Changing emotions - sometimes swinging through many, or just having up and down emotions. Someone might be very emotionally reactive in this state. Things that seem little could feel very large. The sense of control is evaporating and can leave someone feeling quite vulnerable. Your mind can be sending you distress signals. Some people start to have threat responses when feeling very overwhelmed.
Dealing with overwhelm can feel out of reach in the middle of it. Preparing and anticipating is one strategy. Learning skills to use in the middle of a difficult moment (or two) can be enough to get you to a place where you feel safe or settled. Try some of these and see what might work for you:
Self awareness - pay attention to what your nervous system does in different situations. Have you noticed that you get stressed in busy environments? Do you gravitate to a specific kind of support? Is there a task you need to do but avoid it because there is something that feels like a great barrier? Knowing yourself and your triggers can help you craft things to make it easier to manage in those settings.
Planning for triggers - imagine that loud noises are difficult for you. Could you wear headphones when in those settings? Could you wait for a quieter time to enter that environment? Can your boss provide accommodations to you to work in a less noisy area? What might be some things that add to your overwhelm that you can create controls for?
Prioritizing and Delegating - when we are overwhelmed, it can be paralyzing.
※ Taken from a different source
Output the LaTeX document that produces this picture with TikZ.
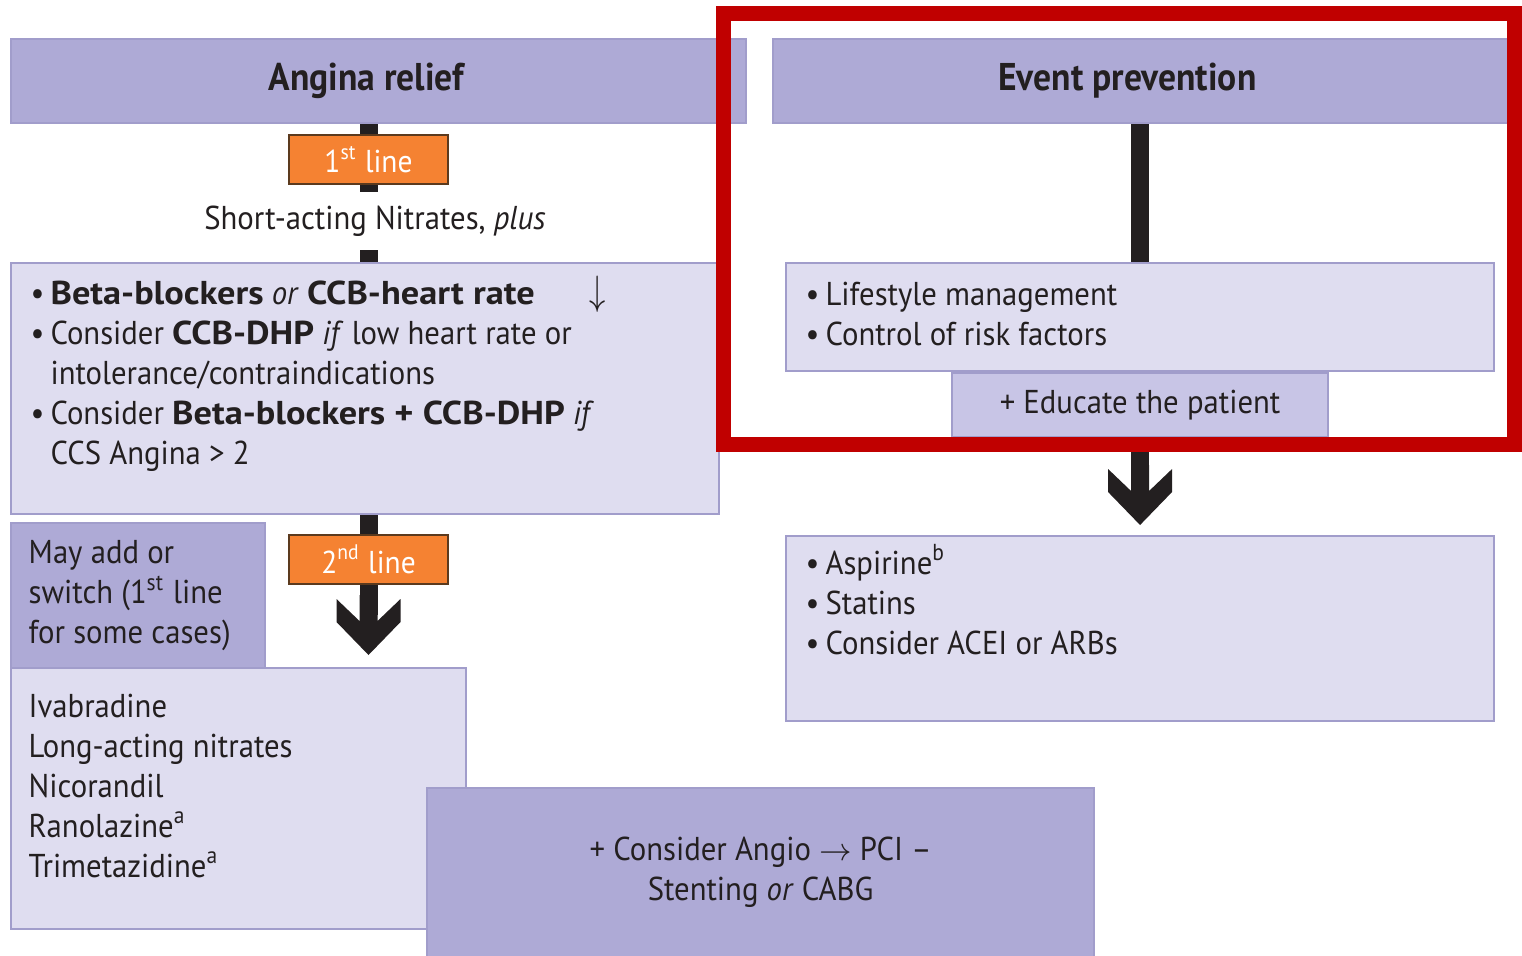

Holding on to all the tasks and demands can be very counter productive. Let someone know you need help. Find out what tasks you can get someone else to do. Prioritize the most urgent if you can. If you can't, tackle the easiest task first. Sometimes momentum can carry us when we feel success in completing one task and are then able to move on to another.
Seek support - in addition to asking for help to complete tasks, sharing your feelings and experiences can be a big relief. Knowing that someone else understands what you are going through can be validating. If you are someone who has executive functioning challenges such as planning and organizing, short term memory or anything that impacts your ideal functioning, find ways to get help or accommodations for those needs.
Self-Care - even circus performers need to rest and rejuvenate. Maintain your nourishment, drink water, get sufficient sleep. Know that when you are stressed, your brain becomes like a sponge and you might need more water than you would normally drink. Make self care a priority. You can't meet those obligations, help others or make good decisions if you are emotionally or physically depleted.
Set boundaries - sometimes this is the hardest one of all. Sometimes it feels like we are the only ones to do the task set in front of us. Learn what you would need to do to stop yourself from taking on too much. If you think no one can do the task but you, ask yourself if you have always known how to do this task? I'm guessing not. If you learned it, someone else will be able to learn it too. It's okay to say no to protect your own well-being. Saying yes might be the sprint to the end, but saying no might allow you to finish a marathon, because you will have the stamina to carry on.
Overwhelm might be common for all of us, but it is not a state we want to live in. Learning about yourself, your triggers, the strategies that work best for you to maintain that sense of control and competence, can keep those feelings of overwhelm at bay.